1) Calendar of Papal Letters 1342-62, pp. 346, 357.

2) Petitions to the Pope 1342-1419, pp. 65, 193, 271, 346, 383; CPL 1342-62, pp. 346, 545, 547.

3) Petitions to the Pope, p. 262; William Arthur Shaw, The Knights of England: A Complete Record from the Earliest Time, vol. 1 (1906), p. 6 of the section called 'Knights Bachelors'; George Wrottesley, Crécy and Calais, from the Original Records in the Public Record Office, pp. 35, 209, 249, 259.

4) Petitions to the Pope, p. 262. Thomas is also mentioned in Calendar of Close Rolls 1346-9, p. 545, and Calendar of Patent Rolls 1345-8, p. 408, 487.

5) Testamenta Vetusta, vol. 1, pp. 64-6; A Collection of All the Wills Now Known to be Extant of the Kings and Queens of England, Princes and Princesses of Wales, and Every Branch of the Blood Royal, pp. 83-7.

6) CPR 1354-58, p. 506.

7) The National Archives DL 27/242.

8) CPR 1338-40, pp. 102, 356; CPR 1361-4, p. 84; Feet of Fines CP 25/1/288/46, no. 592; TNA C 143/248/13; CPL 1342-62, pp. 382, 406; CCR 1377-81, pp. 454-5.

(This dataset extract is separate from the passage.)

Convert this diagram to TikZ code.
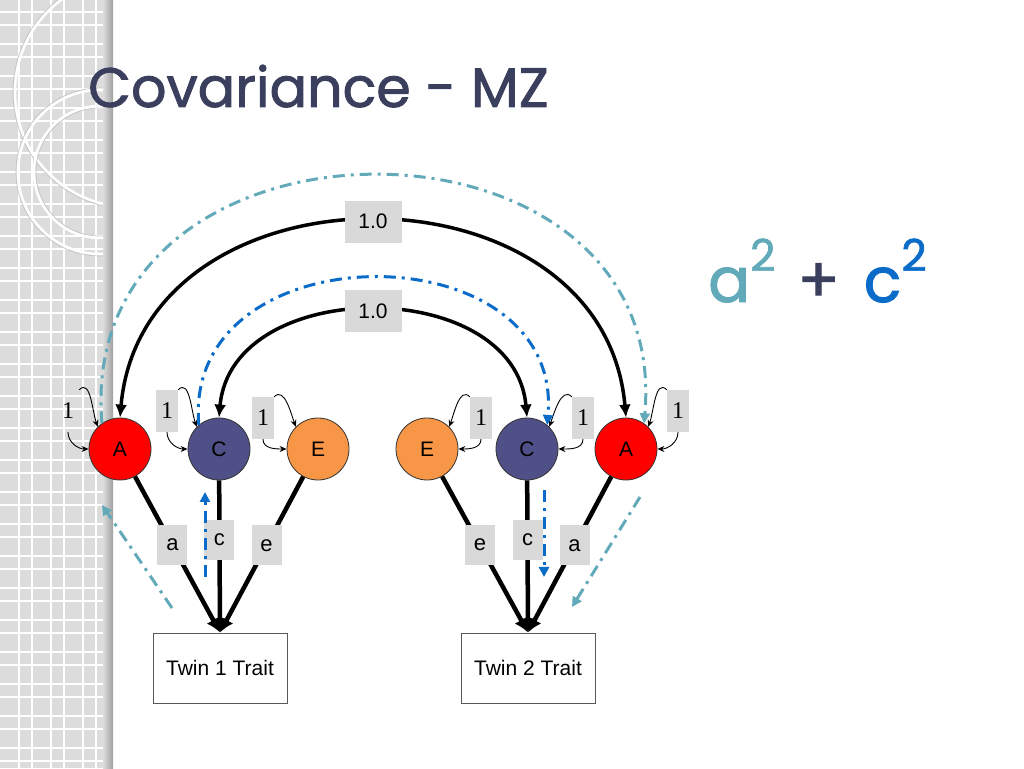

9) Petitions to the Pope, pp. 29, 69, 74, 271; CPL 1342-62, pp. 99, 105, 145, 218, 406, 573; R.B. Pugh, 'Fragment of an Account of Isabel of Lancaster, Nun of Amesbury, 1333-4', in Leo Santifaller, ed., Festschrift zur Feier des zweihundertjährigen Bestandes des Haus-, Hof- und Staatsarchivs, Band 1 (1949), p. 492; CPR 1327-30, p. 263; CCR 1327-30, p. 365.

10) TNA DL 25/334/279; CPR 1324-7, p. 167; CPR 1327-30, pp. 258, 442; CPR 1330-34, pp. 321, 367; CPR 1348-50, pp. 282, 366, 469.

11) Calendar of Inquisitions Post Mortem 1307-17, no. 159; CIPM 1327-36, no. 479; CIPM 1365-69, no. 395; CIPM 1377-84, no. 1018.

12) CIPM 1272-91, nos. 51, 310, 477.

13) M.T.W. Payne and J.E. Payne, 'The Wall Inscriptions of Gloucester Cathedral House and the de Chaworths of Kempsford', Transactions of the Bristol and Gloucestershire Archaeological Society, 112 (1994), pp. 87-104.